> **PROBLEM DETAILS**
For the data below, transcribe the part that opens with the line containing "What matplotlib code" and closes with the line containing "plt.rcParams['mathtext.it'] = 'Liberation", exactly and with no pictures.

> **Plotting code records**
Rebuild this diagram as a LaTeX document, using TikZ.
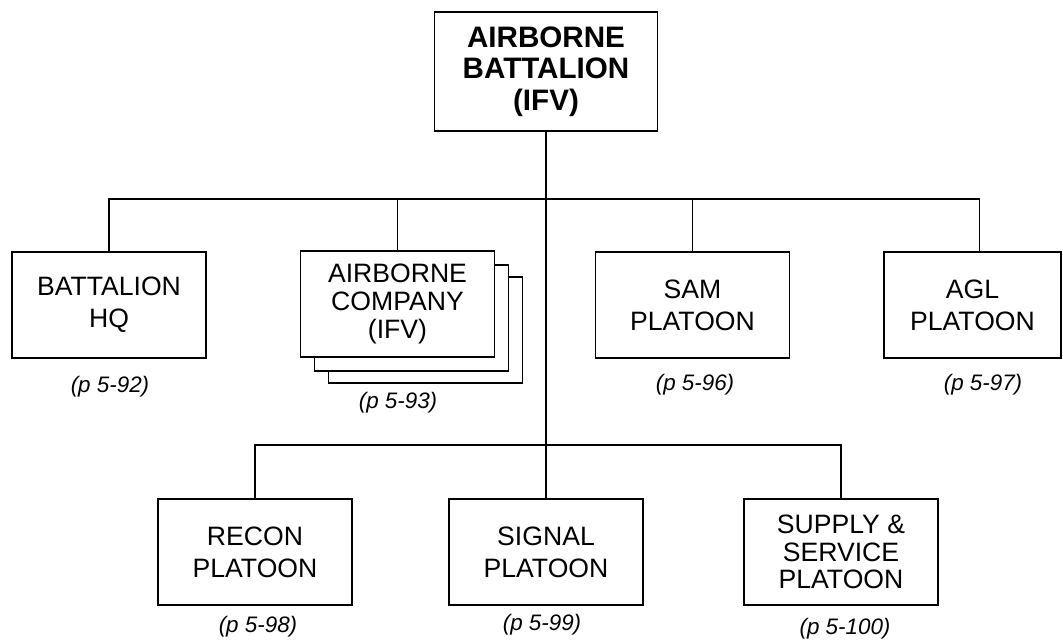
\documentclass[tikz,border=0pt]{standalone}
\usepackage{fontspec}
\setmainfont{Liberation Sans}
\usetikzlibrary{positioning, calc}

\begin{document}
\begin{tikzpicture}[x=0.5pt, y=-0.5pt, line width=0.65pt,
  unit/.style={rectangle, draw, fill=white, minimum width=97pt, minimum height=53pt, align=center, inner sep=2pt, font=\fontsize{13.3}{16}\selectfont},
  tightunit/.style={unit, font=\fontsize{13.3}{13.8}\selectfont},
  bnunit/.style={unit, minimum width=111.5pt, minimum height=59.5pt, font=\fontsize{14.8}{15.8}\selectfont\bfseries},
  pageref/.style={font=\fontsize{11.2}{13}\selectfont\itshape}
]
\useasboundingbox (0,0) rectangle (1063,639);

% Battalion at the top, companies and platoons in two rows below.
\node[bnunit] (bn) at (546,71.5) {AIRBORNE\\BATTALION\\(IFV)};

\node[unit] (hq) at (109,305) {BATTALION\\HQ};
% stacked company boxes: the back ones first
\node[unit] (coy3) at (425.5,330) {};
\node[unit] (coy2) at (411.5,318) {};
\node[tightunit] (coy) at (397.5,304) {AIRBORNE\\COMPANY\\(IFV)};
\node[unit] (sam) at (692.5,305) {SAM\\PLATOON};
\node[unit, minimum width=88.5pt] (agl) at (972.5,305) {AGL\\PLATOON};

\node[unit] (recon) at (255,552) {RECON\\PLATOON};
\node[unit] (signal) at (546,552) {SIGNAL\\PLATOON};
\node[tightunit] (supply) at (841,552) {SUPPLY \&\\SERVICE\\PLATOON};

% page references
\node[pageref] (hqref) at (110,387) {(p 5-92)};
\node[pageref] (coyref) at (398,403) {(p 5-93)};
\node[pageref] (samref) at (695,385) {(p 5-96)};
\node[pageref] (aglref) at (983,385) {(p 5-97)};
\node[pageref] (reconref) at (258,627) {(p 5-98)};
\node[pageref] (signalref) at (542,625) {(p 5-99)};
\node[pageref] (supplyref) at (845,629) {(p 5-100)};

% Two buses on the main stem from the battalion down to the signal platoon.
\coordinate (upbus) at (546,199);
\coordinate (lowbus) at (546,445);
\draw (bn.south) -- (signal.north);
\draw (hq.north) |- (upbus) -| ($(agl.north)+(7,0)$);
\draw (coy.north) -- (coy.north |- upbus);
\draw (sam.north) -- (sam.north |- upbus);
\draw (recon.north) |- (lowbus) -| (supply.north);

\end{tikzpicture}
\end{document}
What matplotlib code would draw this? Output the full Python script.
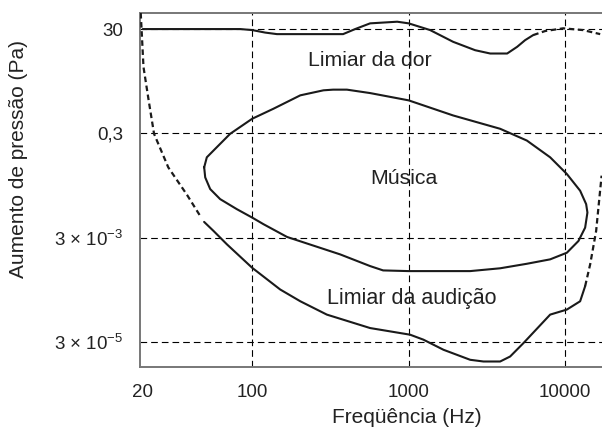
import numpy as np
import matplotlib
matplotlib.use("Agg")
import matplotlib.pyplot as plt

plt.rcParams['font.family'] = ['Liberation Sans', 'DejaVu Sans']
plt.rcParams['mathtext.fontset'] = 'custom'
plt.rcParams['mathtext.rm'] = 'Liberation Sans'
plt.rcParams['mathtext.it'] = 'Liberation Sans:italic'

# Limiar da dor (solid part, then dashed part)
dor_f = [20, 46.5, 84, 100, 121, 144, 381, 455, 567, 845, 1000, 1371, 1923, 2660, 3320, 4260, 4935, 5550, 6250]
dor_p = [30, 30, 30, 28.7, 25.7, 24, 24, 30, 38.6, 41.5, 38.6, 28.7, 17.1, 11.8, 10.2, 10.2, 13.7, 18.4, 23]
dor_f_tr = [6250, 7450, 9710, 13000, 16750]
dor_p_tr = [23, 27.5, 31, 28.7, 24]

# Música (closed contour)
mus_f = [49.35, 51.3, 58.0, 72.3, 100, 136.8, 203, 285.5, 329, 403, 567, 1000, 1923, 3843, 5692,
         8022, 10255, 12470, 13620, 13880, 13420, 12160, 10255, 8022, 5692, 3843, 2472, 1000, 687,
         567, 365, 167, 118.1, 100, 79.8, 62.4, 53.9, 50.1, 49.35]
mus_p = [0.0671, 0.1045, 0.1516, 0.2947, 0.573, 0.892, 1.61, 2.01, 2.07, 2.07, 1.78, 1.29, 0.663, 0.368, 0.219,
         0.1045, 0.0500, 0.0239, 0.01324, 0.00913, 0.00469, 0.0026, 0.00155, 0.001157, 0.000952, 0.00078,
         0.000689, 0.000689, 0.00071, 0.00086, 0.00144, 0.00311, 0.00546, 0.00731, 0.0106, 0.01652,
         0.02575, 0.0431, 0.0671]

# Limiar da audição (dashed low end, solid middle, dashed high end)
aud_f_lo = [19.4, 19.7, 20.2, 21.8, 23.6, 29.1, 38.3, 46.5]
aud_p_lo = [61, 25.1, 5.64, 1.29, 0.295, 0.067, 0.020, 0.00788]
aud_f = [49.3, 56.6, 68.9, 100, 151, 203, 300, 567, 1022, 1243, 1669, 2472, 3006, 3843, 4452, 5413, 8022, 10250, 12470, 13420]
aud_p = [0.00604, 0.00406, 0.00225, 0.000797, 0.000306, 0.000182, 0.000101, 5.58e-5, 4.16e-5, 3.34e-5, 2.14e-5,
         1.375e-5, 1.275e-5, 1.275e-5, 1.59e-5, 2.87e-5, 0.000101, 0.000126, 0.000182, 0.000354]
aud_f_hi = [13420, 14450, 15780, 16480, 17100]
aud_p_hi = [0.000354, 0.000927, 0.00406, 0.0153, 0.0465]

xticks = [20, 100, 1000, 10000]
xlabels = ['20', '100', '1000', '10000']
yticks = [3e-5, 3e-3, 0.3, 30]
ylabels = ['3 × 10$^{-5}$', '3 × 10$^{-3}$', '0,3', '30']

fig = plt.figure(figsize=(6.02, 4.3), dpi=100)
ax = fig.add_axes([0.2326, 0.1465, 0.7674, 0.8233])
ax.set_xscale('log')
ax.set_yscale('log')
ax.set_xlim(19.2, 17200)
ax.set_ylim(1e-5, 61)

# grid
for x in xticks[1:]:
    ax.axvline(x, color='black', lw=0.8, ls=(0, (6, 3.6)), zorder=1)
for y in yticks:
    ax.axhline(y, color='black', lw=0.8, ls=(0, (6, 3.6)), zorder=1)

solid = dict(color='#1a1a1a', lw=1.5, solid_capstyle='round', solid_joinstyle='round', zorder=3)
dashed = dict(color='#1a1a1a', lw=1.6, ls=(0, (2.5, 1.6)), zorder=3)

ax.plot(dor_f, dor_p, **solid)
ax.plot(dor_f_tr, dor_p_tr, **dashed)
ax.plot(mus_f, mus_p, **solid)
ax.plot(aud_f_lo, aud_p_lo, **dashed)
ax.plot(aud_f, aud_p, **solid)
ax.plot(aud_f_hi, aud_p_hi, **dashed)

ax.text(567, 7.6, 'Limiar da dor', fontsize=15.3, ha='center', va='center', color='#222222')
ax.text(929, 0.0406, 'Música', fontsize=15.3, ha='center', va='center', color='#222222')
ax.text(1052, 2.08e-4, 'Limiar da audição', fontsize=15.5, ha='center', va='center', color='#222222')

ax.set_xticks(xticks)
ax.set_xticklabels(xlabels)
ax.set_yticks(yticks)
ax.set_yticklabels(ylabels)
ax.minorticks_off()
ax.tick_params(axis='both', length=0, labelsize=13.5, colors='#222222')
ax.tick_params(axis='x', pad=12)
ax.tick_params(axis='y', pad=12)

for s in ['left', 'top', 'bottom']:
    ax.spines[s].set_color('#777777')
    ax.spines[s].set_linewidth(1.4)
ax.spines['right'].set_visible(False)

ax.set_xlabel('Freqüência (Hz)', fontsize=15, color='#222222')
ax.set_ylabel('Aumento de pressão (Pa)', fontsize=15, color='#222222')
ax.xaxis.set_label_coords(0.578, -0.115)
ax.yaxis.set_label_coords(-0.242, 0.588)

fig.savefig('out.png', dpi=100)
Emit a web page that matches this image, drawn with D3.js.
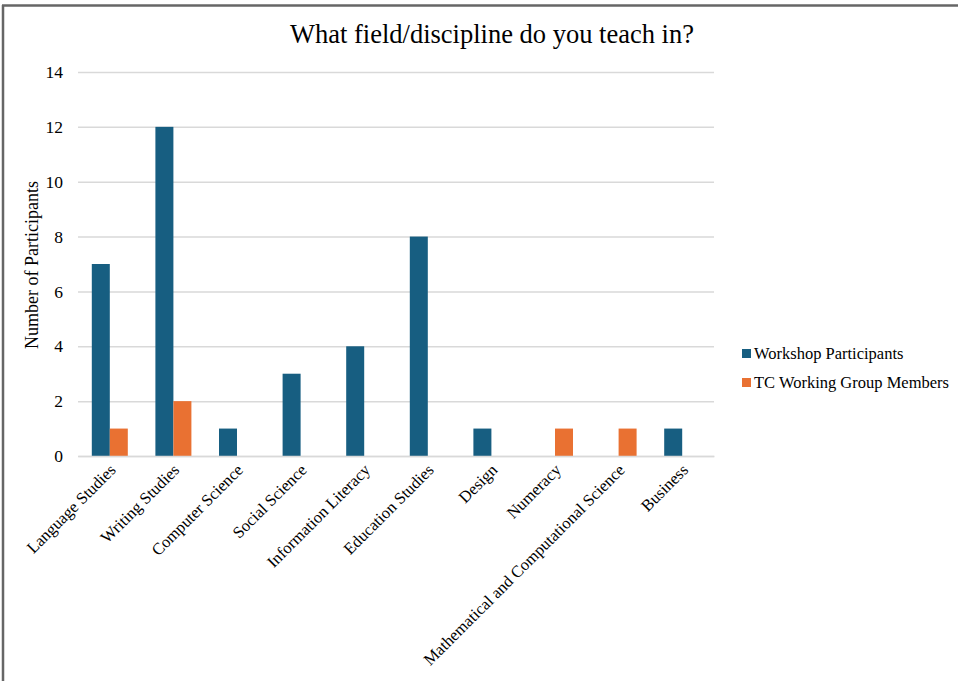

> **FINAL RESULT**
What matplotlib code would draw this? Output the full Python script.
import numpy as np
import matplotlib
matplotlib.use("Agg")
import matplotlib.pyplot as plt

plt.rcParams['font.family'] = ['Liberation Sans', 'DejaVu Sans']
plt.rcParams['mathtext.fontset'] = 'custom'
plt.rcParams['mathtext.rm'] = 'Liberation Sans'
plt.rcParams['mathtext.it'] = 'Liberation Sans:italic'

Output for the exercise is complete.